━━━ Recorded data

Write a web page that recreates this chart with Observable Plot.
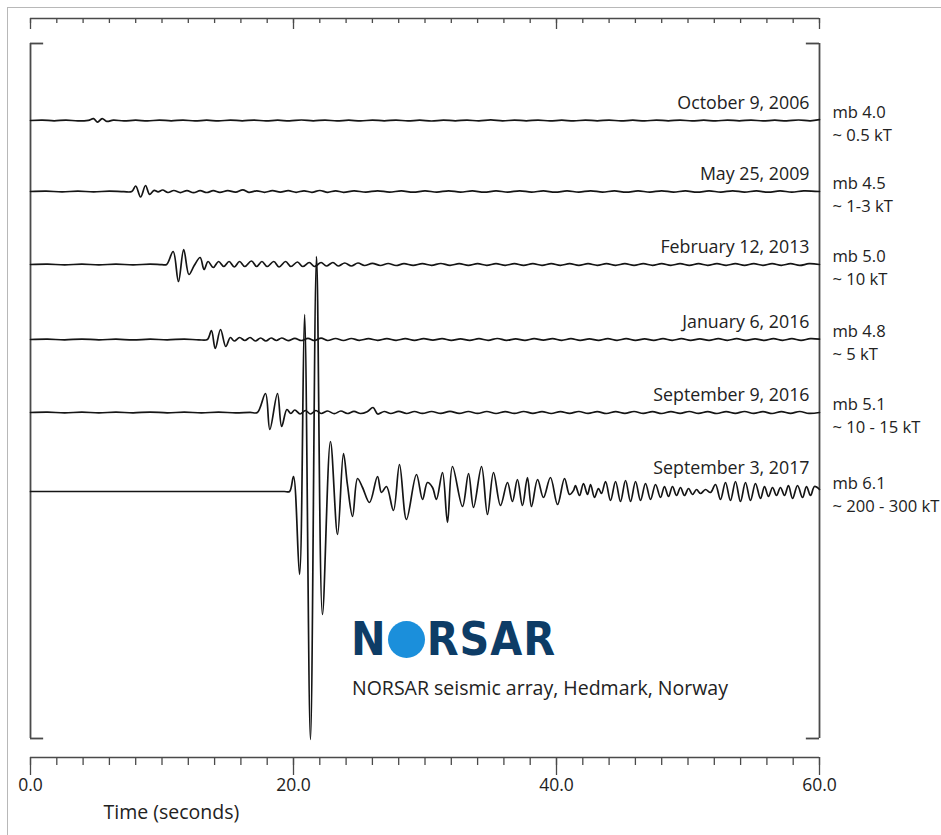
<!DOCTYPE html>
<html><head><meta charset="utf-8">
<script src="https://cdn.jsdelivr.net/npm/d3@7"></script>
<script src="https://cdn.jsdelivr.net/npm/@observablehq/plot@0.6"></script>
<style>
body{margin:0;background:#fff;}
#wrap{position:relative;width:941px;height:835px;overflow:hidden;font-family:"Open Sans",sans-serif;color:#222;}
#border{position:absolute;left:7px;top:7px;right:-5px;bottom:-5px;border-left:1.5px solid #b8b8b8;border-top:1.5px solid #b8b8b8;}
#chart{position:absolute;left:0;top:0;}
#logo{position:absolute;left:351px;top:614px;height:50px;display:flex;align-items:center;font-family:"DejaVu Sans Condensed","DejaVu Sans",sans-serif;font-weight:bold;font-size:46px;color:#0d3c66;letter-spacing:1px;line-height:1;}
#logo .o{display:inline-block;width:37px;height:37px;border-radius:50%;background:#1b8fdb;margin:0 2px 0 1px;}
#caption{position:absolute;left:352px;top:675px;font-size:19.5px;line-height:26px;color:#222;}
</style></head>
<body><div id="wrap"><div id="border"></div><div id="chart"></div>
<div id="logo"><span>N</span><span class="o"></span><span>RSAR</span></div>
<div id="caption">NORSAR seismic array, Hedmark, Norway</div></div>
<script>
// ---- data (time in s, amplitude in display counts) ----
const dates = ["October 9, 2006", "May 25, 2009", "February 12, 2013", "January 6, 2016", "September 9, 2016", "September 3, 2017"];
const magnitudes = ["mb 4.0", "mb 4.5", "mb 5.0", "mb 4.8", "mb 5.1", "mb 6.1"];
const yields = ["~ 0.5 kT", "~ 1-3 kT", "~ 10 kT", "~ 5 kT", "~ 10 - 15 kT", "~ 200 - 300 kT"];
const offsets = [77, 148, 221, 296, 369, 448];
const minorTicks = [0,2,4,6,8,10,12,14,16,18,20,22,24,26,28,30,32,34,36,38,40,42,44,46,48,50,52,54,56,58,60];
const majorTicks = [0, 20, 40, 60];
const xLabel = "Time (seconds)";

const trace2006 = [[0,0],[0.9,0.4],[1.8,-0.3],[2.7,0.4],[3.6,-0.4],[4.4,0.2],[4.8,1.8],[5.1,-1.6],[5.45,1.9],[5.8,-0.9],[6.3,0.4],[7.1,-0.4],[8,0.3],[8.9,-0.4],[9.8,0.4],[10.7,-0.3],[11.6,0.4],[12.5,-0.4],[13.4,0.3],[14.3,-0.4],[15.2,0.4],[16.1,-0.3],[17,0.4],[17.9,-0.4],[18.8,0.3],[19.7,-0.4],[20.6,0.5],[21.5,-0.3],[22.4,0.4],[23.3,-0.4],[24.2,0.3],[25.1,-0.4],[26,0.4],[26.9,-0.3],[27.8,0.4],[28.7,-0.4],[29.6,0.3],[30.5,-0.5],[31.4,0.4],[32.3,-0.3],[33.2,0.4],[34.1,-0.4],[35,0.6],[35.9,-0.4],[36.8,0.4],[37.7,-0.3],[38.6,0.4],[39.5,-0.4],[40.4,0.3],[41.3,-0.4],[42.2,0.4],[43.1,-0.3],[44,0.4],[44.9,-0.4],[45.8,0.3],[46.7,-0.4],[47.6,0.4],[48.5,-0.3],[49.4,0.4],[50.3,-0.4],[51.2,0.3],[52.1,-0.4],[53,0.4],[53.9,-0.3],[54.8,0.4],[55.7,-0.4],[56.6,0.3],[57.5,-0.4],[58.4,0.5],[59.3,-0.3],[60,0.8]];
const trace2009 = [[0,0],[1.2,0.3],[2.4,-0.3],[3.6,0.3],[4.8,-0.3],[6,0.3],[7.1,-0.2],[7.7,0],[8.0,5.5],[8.37,-5.5],[8.75,6],[9.05,-2.8],[9.4,1.2],[9.7,-0.4],[10.05,1.5],[10.45,-1],[10.9,1],[11.4,-1.1],[11.9,0.9],[12.4,-1.2],[12.9,0.8],[13.4,-1],[13.9,0.8],[14.4,-0.9],[15,0.8],[15.6,-0.6],[16.15,1.7],[16.6,-0.8],[17.2,0.7],[17.8,-0.8],[18.4,0.8],[19,-0.6],[19.6,0.8],[20.2,-0.8],[20.8,0.7],[21.4,-0.8],[22,1],[22.6,-0.8],[23.2,0.7],[23.8,-0.8],[24.6,0.6],[25.5,-0.6],[26.4,0.7],[27.3,-0.6],[28.2,0.6],[29.1,-0.7],[30,0.6],[30.9,-0.6],[31.8,0.7],[32.7,-0.6],[33.6,0.6],[34.5,-0.7],[35.4,0.6],[36.3,-0.6],[37.2,0.7],[38.1,-0.6],[39,0.6],[39.9,-0.7],[40.8,0.6],[41.7,-0.6],[42.6,0.7],[43.5,-0.6],[44.4,0.6],[45.3,-0.7],[46.2,0.6],[47.1,-0.6],[48,0.7],[48.9,-0.6],[49.8,0.6],[50.7,-0.7],[51.6,0.6],[52.5,-0.6],[53.4,0.7],[54.3,-0.6],[55.2,0.6],[56.1,-0.7],[57,0.6],[57.9,-0.6],[58.8,0.7],[60,0]];
const trace2013 = [[0,0],[1.3,0.4],[2.6,-0.4],[3.9,0.4],[5.2,-0.4],[6.5,0.4],[7.8,-0.4],[9.1,0.4],[10,-0.2],[10.35,0],[10.85,13],[11.25,-17],[11.65,15],[12.05,-10],[12.45,-1],[12.9,7],[13.2,-5],[13.5,3],[13.9,-3],[14.3,3],[14.7,-2],[15.1,3],[15.5,-2.5],[15.9,3],[16.3,-2],[16.8,3.5],[17.2,-2],[17.6,3],[18,-2],[18.5,3],[18.9,-2.5],[19.4,3],[19.8,-2],[20.3,2.5],[20.7,-2],[21.2,2],[21.6,-2],[22.1,2],[22.5,-1.5],[23,2],[23.4,-1.5],[23.9,1.5],[24.4,-1.5],[24.9,1.5],[25.4,-1],[26,1.2],[26.6,-1],[27.2,1],[27.8,-1],[28.4,0.8],[29.1,-0.9],[29.8,0.8],[30.5,-0.8],[31.2,1],[31.9,-0.8],[32.6,0.8],[33.3,-0.9],[34,0.8],[34.7,-0.8],[35.4,0.9],[36.1,-0.8],[36.8,0.8],[37.5,-0.9],[38.2,0.8],[38.9,-0.8],[39.6,0.9],[40.3,-0.8],[41,0.8],[41.7,-0.9],[42.4,0.8],[43.1,-0.8],[43.8,0.9],[44.5,-0.8],[45.2,0.8],[45.9,-0.9],[46.6,0.8],[47.3,-0.8],[48,0.9],[48.7,-0.8],[49.4,0.8],[50.1,-0.9],[50.8,0.8],[51.5,-0.8],[52.2,0.9],[52.9,-0.8],[53.6,0.8],[54.3,-0.9],[55,0.8],[55.7,-0.8],[56.4,0.9],[57.1,-0.8],[57.8,0.8],[58.5,-0.9],[59.2,0.8],[60,0]];
const traceJan2016 = [[0,0],[1.3,0.3],[2.6,-0.3],[3.9,0.4],[5.2,-0.3],[6.5,0.3],[7.8,-0.4],[9.1,0.3],[10.4,-0.3],[11.7,0.4],[12.8,-0.3],[13.45,0],[13.76,9],[14.05,-9],[14.45,10],[14.85,-7],[15.2,2],[15.5,-1.5],[15.9,2],[16.3,-1],[16.7,2],[17.1,-1.5],[17.5,1.5],[17.9,-1.5],[18.3,1.5],[18.7,-1],[19.1,1.5],[19.6,-1.2],[20.1,1.2],[20.6,-1],[21.1,1.2],[21.6,-1],[22.1,1.3],[22.6,-1],[23.2,1],[23.8,-1],[24.4,1],[25,-0.8],[25.7,0.8],[26.4,-0.8],[27.1,0.9],[27.8,-0.8],[28.5,0.8],[29.2,-0.9],[29.9,0.8],[30.6,-0.7],[31.3,0.9],[32,-0.8],[32.7,0.7],[33.4,-0.9],[34.1,0.8],[34.8,-0.8],[35.5,1],[36.2,-0.8],[36.9,0.7],[37.6,-0.9],[38.3,0.8],[39,-0.7],[39.7,0.9],[40.4,-0.8],[41.1,0.8],[41.8,-0.9],[42.5,0.7],[43.2,-0.8],[43.9,0.9],[44.6,-0.8],[45.3,0.8],[46,-0.9],[46.7,0.7],[47.4,-0.8],[48.1,0.9],[48.8,-0.8],[49.5,0.8],[50.2,-0.9],[50.9,0.7],[51.6,-0.8],[52.3,0.9],[53,-0.8],[53.7,0.8],[54.4,-0.9],[55.1,0.7],[55.8,-0.8],[56.5,0.9],[57.2,-0.8],[57.9,0.8],[58.6,-0.9],[59.3,0.8],[60,0.3]];
const traceSep2016 = [[0,0],[1.3,0.3],[2.6,-0.3],[3.9,0.3],[5.2,-0.3],[6.5,0.3],[7.8,-0.3],[9.1,0.4],[10.4,-0.3],[11.7,0.3],[13,-0.3],[14.3,0.3],[15.6,-0.3],[16.7,0.2],[17.25,0],[17.87,19],[18.2,-17],[18.78,19],[19.1,-14],[19.5,3],[19.8,-1],[20.1,2.5],[20.5,-1.5],[20.9,2],[21.3,-1.5],[21.7,2],[22.1,-1],[22.6,1.5],[23.1,-1.2],[23.6,1.5],[24.1,-1],[24.6,1.2],[25.1,-1],[25.6,0.8],[26.05,5],[26.4,-1.5],[26.9,1],[27.4,-1],[28,1.2],[28.6,-1],[29.2,1],[29.8,-0.9],[30.5,1],[31.2,-0.9],[31.9,1.1],[32.6,-0.9],[33.3,1],[34,-0.9],[34.7,1],[35.4,-1],[36.1,0.9],[36.8,-0.9],[37.5,1],[38.2,-0.8],[38.9,0.9],[39.6,-1],[40.3,0.9],[41,-0.8],[41.7,1],[42.4,-0.9],[43.1,0.8],[43.8,-1],[44.5,0.9],[45.2,-0.8],[45.9,1],[46.6,-0.9],[47.3,0.8],[48,-1],[48.7,0.9],[49.4,-0.8],[50.1,1],[50.8,-0.9],[51.5,0.8],[52.2,-1],[52.9,0.9],[53.6,-0.8],[54.3,1],[55,-0.9],[55.7,0.8],[56.4,-1],[57.1,0.9],[57.8,-0.8],[58.5,1],[59.2,-0.9],[60,0]];
const trace2017 = [[0,0],[3,0],[6,0],[9,0],[12,0],[15,0],[17,0],[18.5,0],[19.3,0],[19.7,0],[20.0,15],[20.46,-83],[20.84,177],[21.29,-248],[21.75,235],[22.2,-123],[22.81,50],[23.35,-43],[23.8,38],[24.1,7],[24.49,-25],[24.87,13],[25.25,4],[25.78,-11],[26.39,15],[26.69,-1],[27.07,5],[27.6,-19],[28.06,27],[28.59,-28],[29.35,17],[29.81,-8],[30.19,9],[30.57,4],[30.87,-8],[31.33,19],[31.71,-31],[32.09,25],[32.85,-15],[33.31,18],[33.69,-16],[34.3,25],[34.75,-23],[35.21,19],[35.74,-14],[36.27,9],[36.65,-10],[37.03,12],[37.41,-14],[37.79,14],[38.1,-15],[38.56,12],[39.01,-6],[39.54,14],[40.08,-13],[40.61,13],[40.99,-3],[41.29,1],[41.44,6],[41.75,-4],[42.05,8],[42.36,-3],[42.59,7],[42.89,-6],[43.19,3],[43.42,-2],[43.73,10],[44.11,-9],[44.49,10],[44.87,-10],[45.25,11],[45.63,-10],[46.01,10],[46.39,-9],[46.77,8],[47.15,-8],[47.53,7],[47.91,-6],[48.21,5],[48.52,-5],[48.82,5],[49.13,-4],[49.43,4],[49.73,-4],[50.04,3],[50.34,-3],[50.65,2],[50.95,-2],[51.33,2],[51.71,-1],[52.09,7],[52.47,-8],[52.85,9],[53.23,-9],[53.61,10],[53.99,-10],[54.37,9],[54.75,-9],[55.13,8],[55.51,-7],[55.82,5],[56.12,-5],[56.43,4],[56.73,-4],[57.03,4],[57.34,-4],[57.64,6],[57.95,-7],[58.33,6],[58.71,-6],[59.01,5],[59.32,-4],[59.62,5],[60,2]];
const waves = [trace2006, trace2009, trace2013, traceJan2016, traceSep2016, trace2017];

// ---- build table for the library ----
const yDomain = [-714, 25];          // bottom axis line .. top axis line
const panel = [0, -695];             // extent of the bracketed trace panel
const rows = waves.flatMap((w, i) => w.map(([t, a]) => ({name: dates[i], t, v: a - offsets[i]})));
const labels = dates.map((d, i) => {
  const tail = d3.max(waves[i].filter(([t]) => t >= 50), ([, a]) => Math.abs(a));
  return {date: d, mb: magnitudes[i] + "\n" + yields[i], base: -offsets[i], lift: 17 + 0.6 * tail};
});

const ink = "#151515", axisInk = "#4a4a4a";
const chart = Plot.plot({
  width: 941, height: 835,
  marginLeft: 30, marginRight: 122, marginTop: 18, marginBottom: 78,
  x: {domain: [0, 60], axis: null},
  y: {domain: yDomain, axis: null},
  style: {fontFamily: "'Open Sans', sans-serif", fontSize: "16px", color: "#222", background: "transparent", overflow: "visible"},
  marks: [
    // top and bottom time axes
    Plot.ruleY([yDomain[1]], {stroke: axisInk, strokeWidth: 1.6}),
    Plot.ruleY([yDomain[0]], {stroke: axisInk, strokeWidth: 1.6}),
    Plot.ruleX(minorTicks, {y1: yDomain[1], y2: yDomain[1] - 5, stroke: axisInk, strokeWidth: 1.3}),
    Plot.ruleX(majorTicks, {y1: yDomain[1], y2: yDomain[1] - 11, stroke: axisInk, strokeWidth: 1.3}),
    Plot.ruleX(minorTicks, {y1: yDomain[0], y2: yDomain[0] - 8, stroke: axisInk, strokeWidth: 1.3}),
    Plot.ruleX(majorTicks, {y1: yDomain[0], y2: yDomain[0] - 18, stroke: axisInk, strokeWidth: 1.3}),
    Plot.text(majorTicks, {x: d => d, frameAnchor: "bottom", dy: 33, text: d => d.toFixed(1), fontSize: 17.5, fill: "#222"}),
    Plot.text([xLabel], {frameAnchor: "bottom-left", dx: 73, dy: 61, textAnchor: "start", fontSize: 19.5, fill: "#222"}),
    // bracket around the traces
    Plot.ruleX([0, 60], {y1: panel[0], y2: panel[1], stroke: axisInk, strokeWidth: 1.8}),
    Plot.ruleY(panel, {x1: 0, x2: 1, stroke: axisInk, strokeWidth: 1.8}),
    Plot.ruleY(panel, {x1: 59, x2: 60, stroke: axisInk, strokeWidth: 1.8}),
    // seismograms
    Plot.line(rows, {x: "t", y: "v", z: "name", curve: "catmull-rom", stroke: ink, strokeWidth: 1.7}),
    // labels
    Plot.text(labels, {x: 60, y: d => d.base + d.lift, dx: -10, textAnchor: "end", text: "date", fontSize: 17.8, fill: "#222"}),
    Plot.text(labels, {x: 60, y: "base", dx: 13, dy: -18, textAnchor: "start", lineAnchor: "top", lineHeight: 1.35, text: "mb", fontSize: 16.6, fill: "#222"})
  ]
});
document.getElementById("chart").appendChild(chart);
</script>
</body></html>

━━━━━━

- [Aim]:
State how many lines of the listing include the word "chart". Reply with the number alone.

- [Full answer]:
5